__Given records__:
+++++

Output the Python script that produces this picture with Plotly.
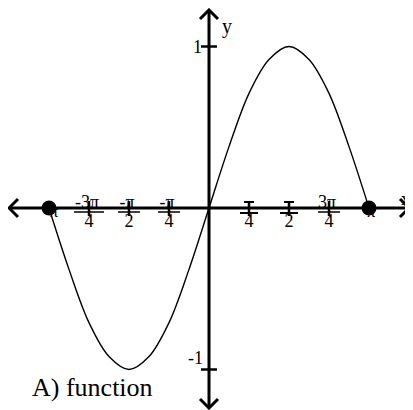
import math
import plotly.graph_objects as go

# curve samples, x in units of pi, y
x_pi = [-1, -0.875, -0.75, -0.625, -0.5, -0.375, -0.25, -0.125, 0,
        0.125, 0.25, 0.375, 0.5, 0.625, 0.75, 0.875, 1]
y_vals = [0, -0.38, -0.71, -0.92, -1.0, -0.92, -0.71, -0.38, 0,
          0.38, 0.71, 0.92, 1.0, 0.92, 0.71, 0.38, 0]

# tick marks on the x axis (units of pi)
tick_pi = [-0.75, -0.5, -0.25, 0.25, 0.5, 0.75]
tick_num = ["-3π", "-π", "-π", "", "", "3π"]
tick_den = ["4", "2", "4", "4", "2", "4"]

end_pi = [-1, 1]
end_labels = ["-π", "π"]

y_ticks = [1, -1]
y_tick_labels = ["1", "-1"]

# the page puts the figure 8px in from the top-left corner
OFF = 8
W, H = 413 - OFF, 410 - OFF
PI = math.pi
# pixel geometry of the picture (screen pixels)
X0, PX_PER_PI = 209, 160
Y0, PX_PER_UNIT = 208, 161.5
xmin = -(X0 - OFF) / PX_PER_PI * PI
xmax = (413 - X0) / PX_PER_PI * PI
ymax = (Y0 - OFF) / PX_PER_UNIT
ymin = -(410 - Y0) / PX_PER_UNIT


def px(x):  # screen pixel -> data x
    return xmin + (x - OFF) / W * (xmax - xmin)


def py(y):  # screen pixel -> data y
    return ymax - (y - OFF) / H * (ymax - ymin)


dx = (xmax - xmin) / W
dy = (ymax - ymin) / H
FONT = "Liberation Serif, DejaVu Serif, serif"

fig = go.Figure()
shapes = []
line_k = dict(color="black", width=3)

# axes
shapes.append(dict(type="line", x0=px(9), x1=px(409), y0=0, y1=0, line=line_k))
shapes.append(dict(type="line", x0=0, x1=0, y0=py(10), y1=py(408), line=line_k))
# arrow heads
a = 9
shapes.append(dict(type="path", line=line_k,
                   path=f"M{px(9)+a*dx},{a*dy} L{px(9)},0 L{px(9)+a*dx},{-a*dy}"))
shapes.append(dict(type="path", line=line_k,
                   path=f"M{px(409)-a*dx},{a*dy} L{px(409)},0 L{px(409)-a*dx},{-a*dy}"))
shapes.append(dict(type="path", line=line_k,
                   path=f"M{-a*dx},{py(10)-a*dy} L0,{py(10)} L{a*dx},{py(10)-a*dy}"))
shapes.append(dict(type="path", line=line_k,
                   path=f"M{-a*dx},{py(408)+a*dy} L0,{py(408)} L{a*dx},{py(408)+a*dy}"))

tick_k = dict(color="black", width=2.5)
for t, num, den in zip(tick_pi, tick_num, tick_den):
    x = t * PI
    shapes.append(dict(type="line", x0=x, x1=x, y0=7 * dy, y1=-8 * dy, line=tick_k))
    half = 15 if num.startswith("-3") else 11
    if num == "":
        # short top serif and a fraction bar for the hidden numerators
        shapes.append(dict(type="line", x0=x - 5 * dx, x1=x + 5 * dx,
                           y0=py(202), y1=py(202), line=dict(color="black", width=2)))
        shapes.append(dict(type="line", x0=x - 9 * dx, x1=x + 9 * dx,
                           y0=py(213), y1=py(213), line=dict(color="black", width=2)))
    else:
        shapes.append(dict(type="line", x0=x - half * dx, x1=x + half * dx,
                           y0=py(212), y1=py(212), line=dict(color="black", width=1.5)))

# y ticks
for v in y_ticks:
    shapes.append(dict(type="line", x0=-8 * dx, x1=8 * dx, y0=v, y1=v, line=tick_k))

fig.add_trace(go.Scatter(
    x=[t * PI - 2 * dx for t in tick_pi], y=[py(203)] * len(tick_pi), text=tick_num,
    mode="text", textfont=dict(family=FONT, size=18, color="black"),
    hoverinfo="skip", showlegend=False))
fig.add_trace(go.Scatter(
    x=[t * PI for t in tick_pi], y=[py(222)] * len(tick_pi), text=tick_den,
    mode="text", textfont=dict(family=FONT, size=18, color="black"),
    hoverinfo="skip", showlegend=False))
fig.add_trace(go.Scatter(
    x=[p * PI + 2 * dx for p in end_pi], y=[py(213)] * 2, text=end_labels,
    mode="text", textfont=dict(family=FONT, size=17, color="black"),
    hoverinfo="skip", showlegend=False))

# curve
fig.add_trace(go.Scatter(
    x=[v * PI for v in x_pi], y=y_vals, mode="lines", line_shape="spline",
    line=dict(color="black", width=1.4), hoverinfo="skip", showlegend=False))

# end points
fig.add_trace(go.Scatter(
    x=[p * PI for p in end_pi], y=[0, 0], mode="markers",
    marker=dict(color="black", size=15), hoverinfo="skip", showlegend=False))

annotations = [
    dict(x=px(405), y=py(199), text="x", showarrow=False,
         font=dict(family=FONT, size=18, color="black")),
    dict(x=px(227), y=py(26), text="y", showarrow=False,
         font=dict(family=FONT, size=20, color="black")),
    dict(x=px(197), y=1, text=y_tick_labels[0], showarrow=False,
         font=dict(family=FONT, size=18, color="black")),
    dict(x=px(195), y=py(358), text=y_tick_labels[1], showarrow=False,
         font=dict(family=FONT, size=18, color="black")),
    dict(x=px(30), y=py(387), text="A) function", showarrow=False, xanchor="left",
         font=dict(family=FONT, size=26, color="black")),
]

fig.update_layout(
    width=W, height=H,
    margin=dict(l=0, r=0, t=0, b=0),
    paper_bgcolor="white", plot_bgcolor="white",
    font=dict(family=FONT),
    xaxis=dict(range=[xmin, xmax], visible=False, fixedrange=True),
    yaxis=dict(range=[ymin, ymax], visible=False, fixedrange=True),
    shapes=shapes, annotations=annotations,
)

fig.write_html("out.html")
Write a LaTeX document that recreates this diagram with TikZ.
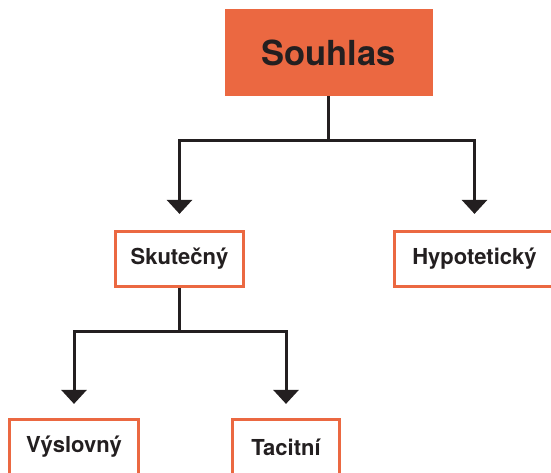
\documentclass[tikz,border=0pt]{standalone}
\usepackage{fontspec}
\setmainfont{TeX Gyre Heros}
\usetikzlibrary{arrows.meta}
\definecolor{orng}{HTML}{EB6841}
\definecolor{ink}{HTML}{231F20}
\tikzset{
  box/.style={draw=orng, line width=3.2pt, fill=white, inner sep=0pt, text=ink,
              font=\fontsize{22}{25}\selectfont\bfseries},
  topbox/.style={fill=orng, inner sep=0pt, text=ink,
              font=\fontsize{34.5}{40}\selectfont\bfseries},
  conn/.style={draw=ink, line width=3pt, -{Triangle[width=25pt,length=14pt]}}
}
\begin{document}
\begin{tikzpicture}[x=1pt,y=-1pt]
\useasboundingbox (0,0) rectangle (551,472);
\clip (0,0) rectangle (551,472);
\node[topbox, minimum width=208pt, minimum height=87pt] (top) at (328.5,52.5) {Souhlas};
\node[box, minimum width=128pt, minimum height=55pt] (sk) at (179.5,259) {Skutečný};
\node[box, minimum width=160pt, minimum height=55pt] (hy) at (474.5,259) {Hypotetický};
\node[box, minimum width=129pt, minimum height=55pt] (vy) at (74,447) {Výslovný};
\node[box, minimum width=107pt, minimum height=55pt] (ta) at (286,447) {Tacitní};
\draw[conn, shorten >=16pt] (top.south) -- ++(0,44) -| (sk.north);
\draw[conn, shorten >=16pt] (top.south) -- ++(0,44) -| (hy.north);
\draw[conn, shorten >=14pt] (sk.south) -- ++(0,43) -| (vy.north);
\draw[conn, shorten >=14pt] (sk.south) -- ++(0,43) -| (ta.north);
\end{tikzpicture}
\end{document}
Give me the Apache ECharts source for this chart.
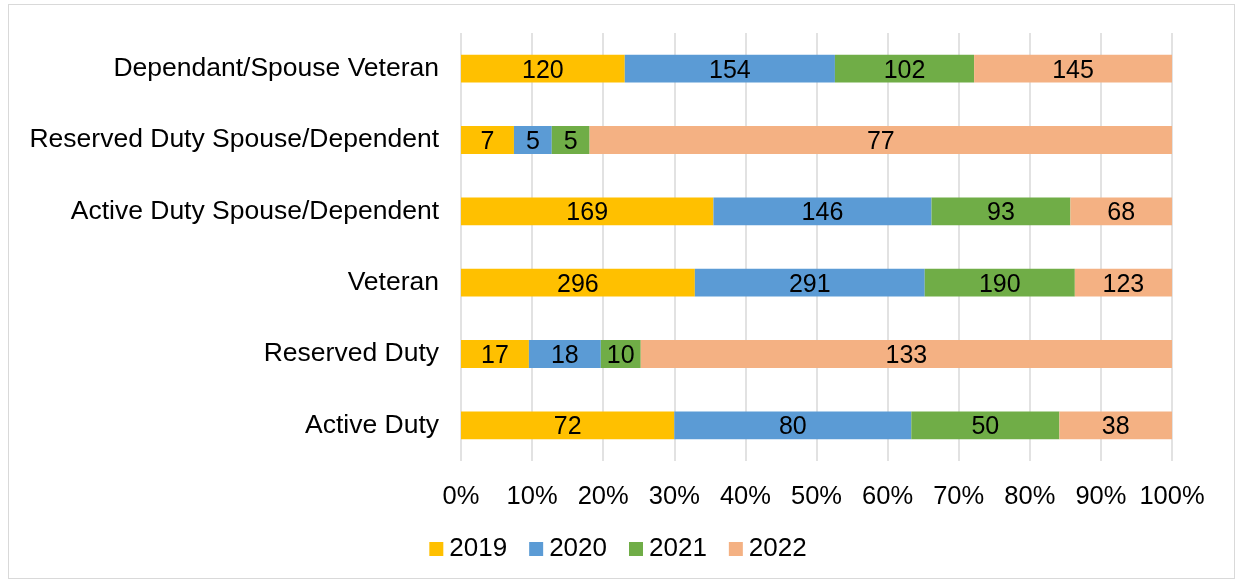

+++++

Each record should be quoted exactly, with the images omitted.

__Response__:
Output the Python script that produces this picture with Plotly.
import math
import plotly.graph_objects as go

# curve samples, x in units of pi, y
x_pi = [-1, -0.875, -0.75, -0.625, -0.5, -0.375, -0.25, -0.125, 0,
        0.125, 0.25, 0.375, 0.5, 0.625, 0.75, 0.875, 1]
y_vals = [0, -0.38, -0.71, -0.92, -1.0, -0.92, -0.71, -0.38, 0,
          0.38, 0.71, 0.92, 1.0, 0.92, 0.71, 0.38, 0]

# tick marks on the x axis (units of pi)
tick_pi = [-0.75, -0.5, -0.25, 0.25, 0.5, 0.75]
tick_num = ["-3π", "-π", "-π", "", "", "3π"]
tick_den = ["4", "2", "4", "4", "2", "4"]

end_pi = [-1, 1]
end_labels = ["-π", "π"]

y_ticks = [1, -1]
y_tick_labels = ["1", "-1"]

# the page puts the figure 8px in from the top-left corner
OFF = 8
W, H = 413 - OFF, 410 - OFF
PI = math.pi
# pixel geometry of the picture (screen pixels)
X0, PX_PER_PI = 209, 160
Y0, PX_PER_UNIT = 208, 161.5
xmin = -(X0 - OFF) / PX_PER_PI * PI
xmax = (413 - X0) / PX_PER_PI * PI
ymax = (Y0 - OFF) / PX_PER_UNIT
ymin = -(410 - Y0) / PX_PER_UNIT


def px(x):  # screen pixel -> data x
    return xmin + (x - OFF) / W * (xmax - xmin)


def py(y):  # screen pixel -> data y
    return ymax - (y - OFF) / H * (ymax - ymin)


dx = (xmax - xmin) / W
dy = (ymax - ymin) / H
FONT = "Liberation Serif, DejaVu Serif, serif"

fig = go.Figure()
shapes = []
line_k = dict(color="black", width=3)

# axes
shapes.append(dict(type="line", x0=px(9), x1=px(409), y0=0, y1=0, line=line_k))
shapes.append(dict(type="line", x0=0, x1=0, y0=py(10), y1=py(408), line=line_k))
# arrow heads
a = 9
shapes.append(dict(type="path", line=line_k,
                   path=f"M{px(9)+a*dx},{a*dy} L{px(9)},0 L{px(9)+a*dx},{-a*dy}"))
shapes.append(dict(type="path", line=line_k,
                   path=f"M{px(409)-a*dx},{a*dy} L{px(409)},0 L{px(409)-a*dx},{-a*dy}"))
shapes.append(dict(type="path", line=line_k,
                   path=f"M{-a*dx},{py(10)-a*dy} L0,{py(10)} L{a*dx},{py(10)-a*dy}"))
shapes.append(dict(type="path", line=line_k,
                   path=f"M{-a*dx},{py(408)+a*dy} L0,{py(408)} L{a*dx},{py(408)+a*dy}"))

tick_k = dict(color="black", width=2.5)
for t, num, den in zip(tick_pi, tick_num, tick_den):
    x = t * PI
    shapes.append(dict(type="line", x0=x, x1=x, y0=7 * dy, y1=-8 * dy, line=tick_k))
    half = 15 if num.startswith("-3") else 11
    if num == "":
        # short top serif and a fraction bar for the hidden numerators
        shapes.append(dict(type="line", x0=x - 5 * dx, x1=x + 5 * dx,
                           y0=py(202), y1=py(202), line=dict(color="black", width=2)))
        shapes.append(dict(type="line", x0=x - 9 * dx, x1=x + 9 * dx,
                           y0=py(213), y1=py(213), line=dict(color="black", width=2)))
    else:
        shapes.append(dict(type="line", x0=x - half * dx, x1=x + half * dx,
                           y0=py(212), y1=py(212), line=dict(color="black", width=1.5)))

# y ticks
for v in y_ticks:
    shapes.append(dict(type="line", x0=-8 * dx, x1=8 * dx, y0=v, y1=v, line=tick_k))

fig.add_trace(go.Scatter(
    x=[t * PI - 2 * dx for t in tick_pi], y=[py(203)] * len(tick_pi), text=tick_num,
    mode="text", textfont=dict(family=FONT, size=18, color="black"),
    hoverinfo="skip", showlegend=False))
fig.add_trace(go.Scatter(
    x=[t * PI for t in tick_pi], y=[py(222)] * len(tick_pi), text=tick_den,
    mode="text", textfont=dict(family=FONT, size=18, color="black"),
    hoverinfo="skip", showlegend=False))
fig.add_trace(go.Scatter(
    x=[p * PI + 2 * dx for p in end_pi], y=[py(213)] * 2, text=end_labels,
    mode="text", textfont=dict(family=FONT, size=17, color="black"),
    hoverinfo="skip", showlegend=False))

# curve
fig.add_trace(go.Scatter(
    x=[v * PI for v in x_pi], y=y_vals, mode="lines", line_shape="spline",
    line=dict(color="black", width=1.4), hoverinfo="skip", showlegend=False))

# end points
fig.add_trace(go.Scatter(
    x=[p * PI for p in end_pi], y=[0, 0], mode="markers",
    marker=dict(color="black", size=15), hoverinfo="skip", showlegend=False))

annotations = [
    dict(x=px(405), y=py(199), text="x", showarrow=False,
         font=dict(family=FONT, size=18, color="black")),
    dict(x=px(227), y=py(26), text="y", showarrow=False,
         font=dict(family=FONT, size=20, color="black")),
    dict(x=px(197), y=1, text=y_tick_labels[0], showarrow=False,
         font=dict(family=FONT, size=18, color="black")),
    dict(x=px(195), y=py(358), text=y_tick_labels[1], showarrow=False,
         font=dict(family=FONT, size=18, color="black")),
    dict(x=px(30), y=py(387), text="A) function", showarrow=False, xanchor="left",
         font=dict(family=FONT, size=26, color="black")),
]

fig.update_layout(
    width=W, height=H,
    margin=dict(l=0, r=0, t=0, b=0),
    paper_bgcolor="white", plot_bgcolor="white",
    font=dict(family=FONT),
    xaxis=dict(range=[xmin, xmax], visible=False, fixedrange=True),
    yaxis=dict(range=[ymin, ymax], visible=False, fixedrange=True),
    shapes=shapes, annotations=annotations,
)

fig.write_html("out.html")
Write a LaTeX document that recreates this diagram with TikZ.
\documentclass[tikz,border=0pt]{standalone}
\usepackage{fontspec}
\setmainfont{TeX Gyre Heros}
\usetikzlibrary{arrows.meta}
\definecolor{orng}{HTML}{EB6841}
\definecolor{ink}{HTML}{231F20}
\tikzset{
  box/.style={draw=orng, line width=3.2pt, fill=white, inner sep=0pt, text=ink,
              font=\fontsize{22}{25}\selectfont\bfseries},
  topbox/.style={fill=orng, inner sep=0pt, text=ink,
              font=\fontsize{34.5}{40}\selectfont\bfseries},
  conn/.style={draw=ink, line width=3pt, -{Triangle[width=25pt,length=14pt]}}
}
\begin{document}
\begin{tikzpicture}[x=1pt,y=-1pt]
\useasboundingbox (0,0) rectangle (551,472);
\clip (0,0) rectangle (551,472);
\node[topbox, minimum width=208pt, minimum height=87pt] (top) at (328.5,52.5) {Souhlas};
\node[box, minimum width=128pt, minimum height=55pt] (sk) at (179.5,259) {Skutečný};
\node[box, minimum width=160pt, minimum height=55pt] (hy) at (474.5,259) {Hypotetický};
\node[box, minimum width=129pt, minimum height=55pt] (vy) at (74,447) {Výslovný};
\node[box, minimum width=107pt, minimum height=55pt] (ta) at (286,447) {Tacitní};
\draw[conn, shorten >=16pt] (top.south) -- ++(0,44) -| (sk.north);
\draw[conn, shorten >=16pt] (top.south) -- ++(0,44) -| (hy.north);
\draw[conn, shorten >=14pt] (sk.south) -- ++(0,43) -| (vy.north);
\draw[conn, shorten >=14pt] (sk.south) -- ++(0,43) -| (ta.north);
\end{tikzpicture}
\end{document}
Give me the Apache ECharts source for this chart.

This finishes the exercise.